Set problem:
Everything from the line containing "Clone this chart in matplotlib." through the line containing "from matplotlib.ticker import MultipleLocator" must be written out exactly, and nothing more; leave any pictures out.

— Start —

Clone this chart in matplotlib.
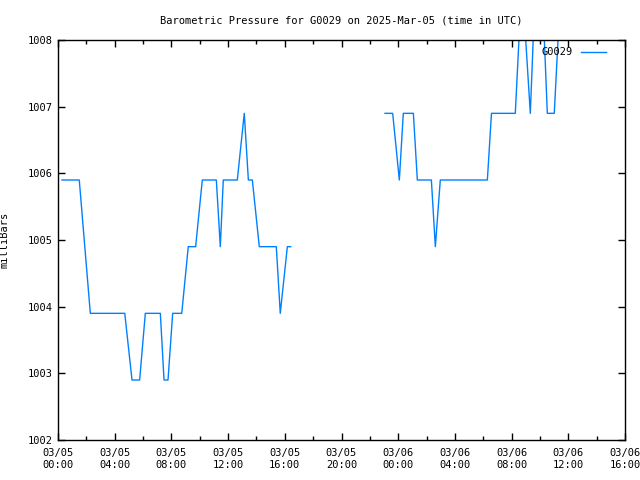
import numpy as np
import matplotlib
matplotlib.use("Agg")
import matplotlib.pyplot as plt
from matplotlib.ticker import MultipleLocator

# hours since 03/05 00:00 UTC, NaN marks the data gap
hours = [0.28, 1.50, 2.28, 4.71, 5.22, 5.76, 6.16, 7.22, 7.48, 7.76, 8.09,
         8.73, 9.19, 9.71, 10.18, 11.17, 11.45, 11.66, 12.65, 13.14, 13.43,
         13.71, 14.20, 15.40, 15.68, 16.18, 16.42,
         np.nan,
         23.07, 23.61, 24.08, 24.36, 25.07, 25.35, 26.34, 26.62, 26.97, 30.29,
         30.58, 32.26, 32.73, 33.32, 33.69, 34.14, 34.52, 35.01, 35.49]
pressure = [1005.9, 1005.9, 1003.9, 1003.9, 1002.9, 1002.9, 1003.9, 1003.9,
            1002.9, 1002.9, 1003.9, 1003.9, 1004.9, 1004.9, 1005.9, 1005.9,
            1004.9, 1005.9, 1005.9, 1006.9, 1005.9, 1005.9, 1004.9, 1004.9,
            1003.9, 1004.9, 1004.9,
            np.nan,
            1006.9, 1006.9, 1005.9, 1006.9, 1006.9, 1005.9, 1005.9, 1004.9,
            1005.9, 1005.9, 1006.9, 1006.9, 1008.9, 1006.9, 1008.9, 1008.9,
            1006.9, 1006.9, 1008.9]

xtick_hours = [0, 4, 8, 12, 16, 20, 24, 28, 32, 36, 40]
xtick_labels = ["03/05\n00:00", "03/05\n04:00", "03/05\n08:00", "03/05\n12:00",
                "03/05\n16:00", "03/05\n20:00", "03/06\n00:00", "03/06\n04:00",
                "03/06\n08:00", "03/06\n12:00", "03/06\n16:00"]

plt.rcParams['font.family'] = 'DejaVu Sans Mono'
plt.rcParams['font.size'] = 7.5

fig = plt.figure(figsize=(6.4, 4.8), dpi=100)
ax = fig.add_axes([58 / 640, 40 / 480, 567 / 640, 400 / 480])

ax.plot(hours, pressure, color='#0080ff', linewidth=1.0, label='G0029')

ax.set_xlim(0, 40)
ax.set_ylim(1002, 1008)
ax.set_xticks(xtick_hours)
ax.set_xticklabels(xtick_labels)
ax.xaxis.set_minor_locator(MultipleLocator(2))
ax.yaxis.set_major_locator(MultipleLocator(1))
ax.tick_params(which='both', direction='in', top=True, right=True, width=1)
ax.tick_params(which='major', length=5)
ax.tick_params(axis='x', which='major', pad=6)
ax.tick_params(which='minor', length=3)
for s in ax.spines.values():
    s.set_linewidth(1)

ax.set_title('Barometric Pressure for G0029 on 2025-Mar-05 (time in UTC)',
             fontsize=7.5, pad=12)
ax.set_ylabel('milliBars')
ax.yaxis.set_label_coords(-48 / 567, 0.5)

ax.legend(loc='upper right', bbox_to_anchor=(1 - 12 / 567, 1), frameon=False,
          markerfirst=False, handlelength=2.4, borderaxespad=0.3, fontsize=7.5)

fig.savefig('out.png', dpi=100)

— End —
— Start —

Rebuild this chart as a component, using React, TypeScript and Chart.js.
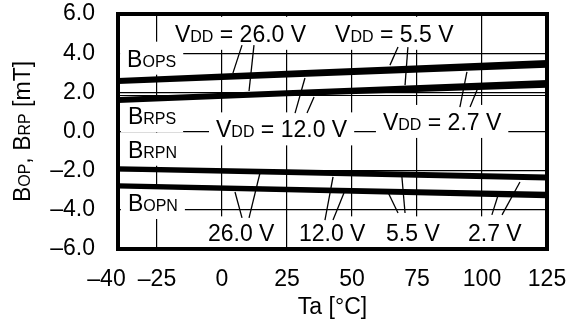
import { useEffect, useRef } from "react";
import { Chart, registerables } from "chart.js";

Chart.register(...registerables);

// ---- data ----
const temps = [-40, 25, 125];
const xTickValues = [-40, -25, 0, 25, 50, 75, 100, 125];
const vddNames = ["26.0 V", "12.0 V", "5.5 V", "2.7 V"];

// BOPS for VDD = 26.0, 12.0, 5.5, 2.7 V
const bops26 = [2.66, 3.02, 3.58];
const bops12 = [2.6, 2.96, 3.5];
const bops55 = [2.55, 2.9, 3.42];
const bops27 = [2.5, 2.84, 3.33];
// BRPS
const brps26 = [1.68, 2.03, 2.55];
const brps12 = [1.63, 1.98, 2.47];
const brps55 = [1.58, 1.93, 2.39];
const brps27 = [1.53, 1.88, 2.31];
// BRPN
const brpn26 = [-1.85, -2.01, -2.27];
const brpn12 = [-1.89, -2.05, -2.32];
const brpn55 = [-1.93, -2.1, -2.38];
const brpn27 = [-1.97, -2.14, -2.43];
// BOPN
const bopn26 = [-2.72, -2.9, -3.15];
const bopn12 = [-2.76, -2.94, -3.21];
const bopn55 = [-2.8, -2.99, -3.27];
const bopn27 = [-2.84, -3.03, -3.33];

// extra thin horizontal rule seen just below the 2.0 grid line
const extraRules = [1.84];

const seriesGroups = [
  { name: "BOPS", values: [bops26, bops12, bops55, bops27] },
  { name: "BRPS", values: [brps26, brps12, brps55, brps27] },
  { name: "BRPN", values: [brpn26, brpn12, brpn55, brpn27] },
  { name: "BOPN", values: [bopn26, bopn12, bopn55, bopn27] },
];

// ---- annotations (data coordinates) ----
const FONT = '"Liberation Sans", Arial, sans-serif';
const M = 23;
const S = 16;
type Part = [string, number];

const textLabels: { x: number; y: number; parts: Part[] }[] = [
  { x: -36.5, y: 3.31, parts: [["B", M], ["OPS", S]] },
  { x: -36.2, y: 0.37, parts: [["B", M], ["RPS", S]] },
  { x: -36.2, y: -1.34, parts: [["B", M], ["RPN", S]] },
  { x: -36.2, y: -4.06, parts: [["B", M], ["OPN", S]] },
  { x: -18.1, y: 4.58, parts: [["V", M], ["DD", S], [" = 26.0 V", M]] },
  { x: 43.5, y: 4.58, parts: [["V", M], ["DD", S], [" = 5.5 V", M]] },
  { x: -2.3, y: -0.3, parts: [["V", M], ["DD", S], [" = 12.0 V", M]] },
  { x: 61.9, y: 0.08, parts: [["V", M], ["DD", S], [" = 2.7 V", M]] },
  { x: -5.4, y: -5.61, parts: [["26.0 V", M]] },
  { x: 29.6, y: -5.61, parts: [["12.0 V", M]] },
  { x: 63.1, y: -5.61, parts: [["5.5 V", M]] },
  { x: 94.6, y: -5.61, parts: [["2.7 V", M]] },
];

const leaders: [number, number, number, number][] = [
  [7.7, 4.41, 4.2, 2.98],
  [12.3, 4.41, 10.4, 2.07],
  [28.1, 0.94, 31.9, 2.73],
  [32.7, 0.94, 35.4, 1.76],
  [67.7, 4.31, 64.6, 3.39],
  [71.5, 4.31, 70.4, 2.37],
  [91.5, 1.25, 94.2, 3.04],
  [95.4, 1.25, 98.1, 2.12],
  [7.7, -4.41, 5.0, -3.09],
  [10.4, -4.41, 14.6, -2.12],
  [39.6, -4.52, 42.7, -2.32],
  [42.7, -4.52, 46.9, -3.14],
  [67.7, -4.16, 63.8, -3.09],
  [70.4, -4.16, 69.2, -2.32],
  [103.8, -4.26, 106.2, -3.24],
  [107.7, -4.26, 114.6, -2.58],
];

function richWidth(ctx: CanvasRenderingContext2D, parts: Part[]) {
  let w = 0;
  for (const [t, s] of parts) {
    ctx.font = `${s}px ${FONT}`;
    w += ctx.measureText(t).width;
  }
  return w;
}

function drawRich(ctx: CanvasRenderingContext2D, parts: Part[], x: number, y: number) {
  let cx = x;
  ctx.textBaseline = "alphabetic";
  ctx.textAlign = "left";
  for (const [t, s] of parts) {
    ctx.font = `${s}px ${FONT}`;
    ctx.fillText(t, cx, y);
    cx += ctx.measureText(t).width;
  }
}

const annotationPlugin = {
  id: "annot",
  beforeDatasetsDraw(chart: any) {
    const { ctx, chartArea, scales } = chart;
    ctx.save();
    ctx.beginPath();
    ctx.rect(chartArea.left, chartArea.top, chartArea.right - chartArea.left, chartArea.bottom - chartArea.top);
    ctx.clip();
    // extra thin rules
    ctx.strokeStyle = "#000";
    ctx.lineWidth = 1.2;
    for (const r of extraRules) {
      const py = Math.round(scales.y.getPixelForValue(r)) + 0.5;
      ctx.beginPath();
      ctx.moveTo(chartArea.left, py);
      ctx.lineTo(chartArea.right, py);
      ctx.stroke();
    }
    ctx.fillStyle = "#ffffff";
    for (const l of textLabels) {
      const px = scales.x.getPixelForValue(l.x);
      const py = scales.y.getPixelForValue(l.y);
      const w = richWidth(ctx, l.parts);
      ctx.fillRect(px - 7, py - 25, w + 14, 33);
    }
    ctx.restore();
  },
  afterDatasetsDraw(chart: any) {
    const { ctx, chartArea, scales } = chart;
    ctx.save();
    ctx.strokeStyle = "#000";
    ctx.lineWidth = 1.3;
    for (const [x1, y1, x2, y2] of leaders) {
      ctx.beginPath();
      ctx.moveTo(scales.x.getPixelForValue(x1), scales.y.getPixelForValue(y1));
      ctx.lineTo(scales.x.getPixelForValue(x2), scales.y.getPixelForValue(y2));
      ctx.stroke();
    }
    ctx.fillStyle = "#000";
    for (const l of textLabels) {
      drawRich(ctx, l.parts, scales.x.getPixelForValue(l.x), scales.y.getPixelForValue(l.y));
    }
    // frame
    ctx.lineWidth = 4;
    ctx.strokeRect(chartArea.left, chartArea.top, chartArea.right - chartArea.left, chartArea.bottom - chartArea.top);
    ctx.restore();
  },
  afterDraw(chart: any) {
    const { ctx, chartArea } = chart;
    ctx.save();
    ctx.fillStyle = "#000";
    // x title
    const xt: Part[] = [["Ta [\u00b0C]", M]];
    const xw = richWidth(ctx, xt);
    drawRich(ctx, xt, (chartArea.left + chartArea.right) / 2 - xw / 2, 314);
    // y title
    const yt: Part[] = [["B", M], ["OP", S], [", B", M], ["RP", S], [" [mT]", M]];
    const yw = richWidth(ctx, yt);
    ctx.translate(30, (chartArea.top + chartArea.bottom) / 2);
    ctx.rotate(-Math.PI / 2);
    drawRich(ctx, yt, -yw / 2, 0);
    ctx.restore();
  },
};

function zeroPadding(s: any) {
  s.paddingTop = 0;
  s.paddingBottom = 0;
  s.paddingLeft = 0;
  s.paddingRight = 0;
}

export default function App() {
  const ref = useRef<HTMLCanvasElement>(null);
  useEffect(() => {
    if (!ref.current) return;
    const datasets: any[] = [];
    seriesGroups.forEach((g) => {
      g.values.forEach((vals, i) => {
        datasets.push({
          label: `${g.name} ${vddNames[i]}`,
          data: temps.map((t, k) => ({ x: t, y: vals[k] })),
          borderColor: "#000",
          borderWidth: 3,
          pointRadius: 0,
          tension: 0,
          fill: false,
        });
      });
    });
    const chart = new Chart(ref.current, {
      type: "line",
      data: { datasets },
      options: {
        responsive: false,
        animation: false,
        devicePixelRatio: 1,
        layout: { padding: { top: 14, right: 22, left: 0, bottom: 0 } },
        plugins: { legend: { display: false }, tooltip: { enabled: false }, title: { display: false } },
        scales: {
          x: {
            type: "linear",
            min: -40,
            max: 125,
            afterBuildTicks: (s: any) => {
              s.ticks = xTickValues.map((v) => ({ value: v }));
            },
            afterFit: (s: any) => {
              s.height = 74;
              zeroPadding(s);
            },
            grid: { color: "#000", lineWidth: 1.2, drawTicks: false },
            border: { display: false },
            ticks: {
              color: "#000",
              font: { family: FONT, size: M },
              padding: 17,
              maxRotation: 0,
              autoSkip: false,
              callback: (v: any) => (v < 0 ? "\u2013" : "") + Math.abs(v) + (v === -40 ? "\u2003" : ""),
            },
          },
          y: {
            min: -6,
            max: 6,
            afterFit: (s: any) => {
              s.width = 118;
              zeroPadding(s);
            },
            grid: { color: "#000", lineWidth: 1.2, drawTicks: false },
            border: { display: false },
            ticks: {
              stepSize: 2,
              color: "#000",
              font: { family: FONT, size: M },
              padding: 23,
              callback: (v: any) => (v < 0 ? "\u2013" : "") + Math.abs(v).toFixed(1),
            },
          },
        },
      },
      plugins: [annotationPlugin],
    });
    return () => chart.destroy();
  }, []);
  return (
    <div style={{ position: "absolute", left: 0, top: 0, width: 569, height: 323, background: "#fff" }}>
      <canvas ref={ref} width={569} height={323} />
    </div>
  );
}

— End —

Reply to the exercise:
Clone this chart in matplotlib.
import numpy as np
import matplotlib
matplotlib.use("Agg")
import matplotlib.pyplot as plt
from matplotlib.ticker import MultipleLocator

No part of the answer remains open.